Blackman had counted the children and worked out that one was missing. At the house, the girls told him that Margaret Hawse had gone to her aunt in the country but he strongly suspected that they were lying. After they were removed from Platt Terrace, they told him that they feared the Hibners would flog them and keep them without food if they told him the truth. They described how Margaret had died and was buried in secret.
Four days later the Hibners and Ann Robinson were brought before Sir Richard Birnie at Bow Street Magistrates and charged with extreme cruelty towards a number of female paupers and starving them almost to death.
The magistrate was particularly upset to hear evidence that Frances’s face was forced into her urine.
Miss Hibner interjected. “The truth is, Sir, she wet the bed repeatedly, and I rubbed her nose in it.”
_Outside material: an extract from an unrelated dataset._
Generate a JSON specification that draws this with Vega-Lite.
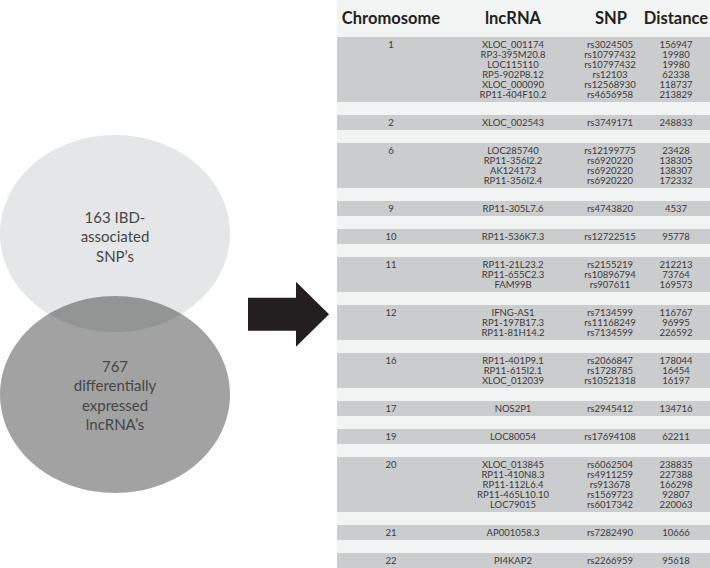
{
  "$schema": "https://vega.github.io/schema/vega-lite/v6.json",
  "padding": 0,
  "background": "#f2f3f3",
  "config": {"view": {"stroke": null}, "concat": {"spacing": 0}},
  "datasets": {
    "sets": [
      {"set": "163 IBD-associated SNP’s", "label": ["163 IBD-", "associated", "SNP’s"], "cx": 115, "cy": 233.5},
      {"set": "767 differentially expressed lncRNA’s", "label": ["767", "differentially", "expressed", "lncRNA’s"], "cx": 115, "cy": 394.5}
    ],
    "arrow": [{"item": "arrow", "cx": 288.5, "cy": 314.25}],
    "header": [{"name": "Chromosome"}, {"name": "lncRNA"}, {"name": "SNP"}, {"name": "Distance"}],
    "snps": [
      {"chr": 1, "k": 0, "lncRNA": "XLOC_001174", "snp": "rs3024505", "distance": 156947},
      {"chr": 1, "k": 1, "lncRNA": "RP3-395M20.8", "snp": "rs10797432", "distance": 19980},
      {"chr": 1, "k": 2, "lncRNA": "LOC115110", "snp": "rs10797432", "distance": 19980},
      {"chr": 1, "k": 3, "lncRNA": "RP5-902P8.12", "snp": "rs12103", "distance": 62338},
      {"chr": 1, "k": 4, "lncRNA": "XLOC_000090", "snp": "rs12568930", "distance": 118737},
      {"chr": 1, "k": 5, "lncRNA": "RP11-404F10.2", "snp": "rs4656958", "distance": 213829},
      {"chr": 2, "k": 0, "lncRNA": "XLOC_002543", "snp": "rs3749171", "distance": 248833},
      {"chr": 6, "k": 0, "lncRNA": "LOC285740", "snp": "rs12199775", "distance": 23428},
      {"chr": 6, "k": 1, "lncRNA": "RP11-356I2.2", "snp": "rs6920220", "distance": 138305},
      {"chr": 6, "k": 2, "lncRNA": "AK124173", "snp": "rs6920220", "distance": 138307},
      {"chr": 6, "k": 3, "lncRNA": "RP11-356I2.4", "snp": "rs6920220", "distance": 172332},
      {"chr": 9, "k": 0, "lncRNA": "RP11-305L7.6", "snp": "rs4743820", "distance": 4537},
      {"chr": 10, "k": 0, "lncRNA": "RP11-536K7.3", "snp": "rs12722515", "distance": 95778},
      {"chr": 11, "k": 0, "lncRNA": "RP11-21L23.2", "snp": "rs2155219", "distance": 212213},
      {"chr": 11, "k": 1, "lncRNA": "RP11-655C2.3", "snp": "rs10896794", "distance": 73764},
      {"chr": 11, "k": 2, "lncRNA": "FAM99B", "snp": "rs907611", "distance": 169573},
      {"chr": 12, "k": 0, "lncRNA": "IFNG-AS1", "snp": "rs7134599", "distance": 116767},
      {"chr": 12, "k": 1, "lncRNA": "RP1-197B17.3", "snp": "rs11168249", "distance": 96995},
      {"chr": 12, "k": 2, "lncRNA": "RP11-81H14.2", "snp": "rs7134599", "distance": 226592},
      {"chr": 16, "k": 0, "lncRNA": "RP11-401P9.1", "snp": "rs2066847", "distance": 178044},
      {"chr": 16, "k": 1, "lncRNA": "RP11-615I2.1", "snp": "rs1728785", "distance": 16454},
      {"chr": 16, "k": 2, "lncRNA": "XLOC_012039", "snp": "rs10521318", "distance": 16197},
      {"chr": 17, "k": 0, "lncRNA": "NOS2P1", "snp": "rs2945412", "distance": 134716},
      {"chr": 19, "k": 0, "lncRNA": "LOC80054", "snp": "rs17694108", "distance": 62211},
      {"chr": 20, "k": 0, "lncRNA": "XLOC_013845", "snp": "rs6062504", "distance": 238835},
      {"chr": 20, "k": 1, "lncRNA": "RP11-410N8.3", "snp": "rs4911259", "distance": 227388},
      {"chr": 20, "k": 2, "lncRNA": "RP11-112L6.4", "snp": "rs913678", "distance": 166298},
      {"chr": 20, "k": 3, "lncRNA": "RP11-465L10.10", "snp": "rs1569723", "distance": 92807},
      {"chr": 20, "k": 4, "lncRNA": "LOC79015", "snp": "rs6017342", "distance": 220063},
      {"chr": 21, "k": 0, "lncRNA": "AP001058.3", "snp": "rs7282490", "distance": 10666},
      {"chr": 22, "k": 0, "lncRNA": "PI4KAP2", "snp": "rs2266959", "distance": 95618}
    ]
  },
  "hconcat": [
    {
      "width": 337,
      "height": 568,
      "view": {"fill": "white", "stroke": null},
      "encoding": {
        "x": {"field": "cx", "type": "quantitative", "axis": null, "scale": {"domain": [0, 337], "nice": false, "zero": false}},
        "y": {"field": "cy", "type": "quantitative", "axis": null, "scale": {"domain": [0, 568], "nice": false, "zero": false, "reverse": true}}
      },
      "layer": [
        {
          "data": {"name": "sets"},
          "mark": {"type": "point", "shape": "M -1 0 A 1 0.8565 0 1 0 1 0 A 1 0.8565 0 1 0 -1 0 Z", "size": 52900, "filled": true, "strokeWidth": 0},
          "encoding": {
            "color": {"field": "set", "type": "nominal", "legend": null, "scale": {"domain": ["163 IBD-associated SNP’s", "767 differentially expressed lncRNA’s"], "range": ["#e5e6e7", "#282828"]}},
            "opacity": {"field": "set", "type": "nominal", "legend": null, "scale": {"domain": ["163 IBD-associated SNP’s", "767 differentially expressed lncRNA’s"], "range": [1, 0.43]}}
          }
        },
        {
          "data": {"name": "sets"},
          "transform": [{"filter": "datum.set == '163 IBD-associated SNP’s'"}],
          "mark": {"type": "text", "font": "Lato", "fontSize": 15, "lineHeight": 19.3, "color": "#464646", "dy": -15.5, "baseline": "middle", "align": "center"},
          "encoding": {"text": {"field": "label"}}
        },
        {
          "data": {"name": "sets"},
          "transform": [{"filter": "datum.set == '767 differentially expressed lncRNA’s'"}],
          "mark": {"type": "text", "font": "Lato", "fontSize": 15, "lineHeight": 19.3, "color": "#464646", "dy": -27.5, "baseline": "middle", "align": "center"},
          "encoding": {"text": {"field": "label"}}
        },
        {
          "data": {"name": "arrow"},
          "mark": {"type": "point", "shape": "M -1 -0.41 L 0.185 -0.41 L 0.185 -0.8 L 1 0 L 0.185 0.8 L 0.185 0.41 L -1 0.41 Z", "size": 6561, "filled": true, "color": "#231f20", "opacity": 1, "strokeWidth": 0}
        }
      ]
    },
    {
      "vconcat": [
        {
          "width": 373,
          "height": 37,
          "data": {"name": "header"},
          "encoding": {
            "x": {"datum": 54, "type": "quantitative", "axis": null, "scale": {"domain": [0, 373], "nice": false, "zero": false}},
            "text": {"field": "name"}
          },
          "layer": [
            {"transform": [{"filter": "datum.name == 'Chromosome'"}], "mark": {"type": "text", "font": "Lato", "fontSize": 16.5, "fontWeight": "bold", "color": "#231f20"}},
            {"transform": [{"filter": "datum.name == 'lncRNA'"}], "mark": {"type": "text", "font": "Lato", "fontSize": 16.5, "fontWeight": "bold", "color": "#231f20"}, "encoding": {"x": {"datum": 176, "type": "quantitative"}}},
            {"transform": [{"filter": "datum.name == 'SNP'"}], "mark": {"type": "text", "font": "Lato", "fontSize": 16.5, "fontWeight": "bold", "color": "#231f20"}, "encoding": {"x": {"datum": 274, "type": "quantitative"}}},
            {"transform": [{"filter": "datum.name == 'Distance'"}], "mark": {"type": "text", "font": "Lato", "fontSize": 16.5, "fontWeight": "bold", "color": "#231f20"}, "encoding": {"x": {"datum": 339, "type": "quantitative"}}}
          ]
        },
        {
          "data": {"name": "snps"},
          "facet": {"row": {"field": "chr", "type": "ordinal", "sort": "ascending", "header": null}},
          "spacing": 13,
          "resolve": {"scale": {"y": "independent"}},
          "spec": {
            "width": 373,
            "height": {"step": 10},
            "encoding": {
              "y": {"field": "k", "type": "ordinal", "axis": null, "scale": {"type": "band", "paddingInner": 0, "paddingOuter": 0.25}}
            },
            "layer": [
              {"mark": {"type": "rect", "fill": "#cbcccd"}, "encoding": {"y": null}},
              {
                "transform": [{"filter": "datum.k == 0"}],
                "mark": {"type": "text", "font": "Lato", "fontSize": 9.5, "color": "#3a3a3a"},
                "encoding": {
                  "x": {"datum": 54, "type": "quantitative", "axis": null, "scale": {"domain": [0, 373], "nice": false, "zero": false}},
                  "text": {"field": "chr", "type": "nominal"}
                }
              },
              {
                "mark": {"type": "text", "font": "Lato", "fontSize": 9.5, "color": "#3a3a3a"},
                "encoding": {"x": {"datum": 176, "type": "quantitative"}, "text": {"field": "lncRNA", "type": "nominal"}}
              },
              {
                "mark": {"type": "text", "font": "Lato", "fontSize": 9.5, "color": "#3a3a3a"},
                "encoding": {"x": {"datum": 273, "type": "quantitative"}, "text": {"field": "snp", "type": "nominal"}}
              },
              {
                "mark": {"type": "text", "font": "Lato", "fontSize": 9.5, "color": "#3a3a3a"},
                "encoding": {"x": {"datum": 339, "type": "quantitative"}, "text": {"field": "distance", "type": "quantitative", "format": "d"}}
              }
            ]
          }
        }
      ]
    }
  ]
}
“You had better say nothing for you are doing yourself no good,” replied Birnie.
Birnie committed the prisoners and recommended the parish officers apply to have the body of Margaret Hawse exhumed as soon as they could.
- Esther Hibner, born Esther Read, was the widow of John Ellis Hibner, a butcher. The couple had at least five children.
- Ivy Pinchbeck, Women Workers in the Industrial Revolution. Routledge, 1930; Morning Chronicle, 24 June 1801.
- This was Esther Hibner’s own birthplace and she probably had connections with the workhouse overseers there.
- Quite apart from this change, the girls later reported that while the apprentices were “on liking” the food was, if not plentiful, at least reasonable but got worse abruptly after they had signed the indenture.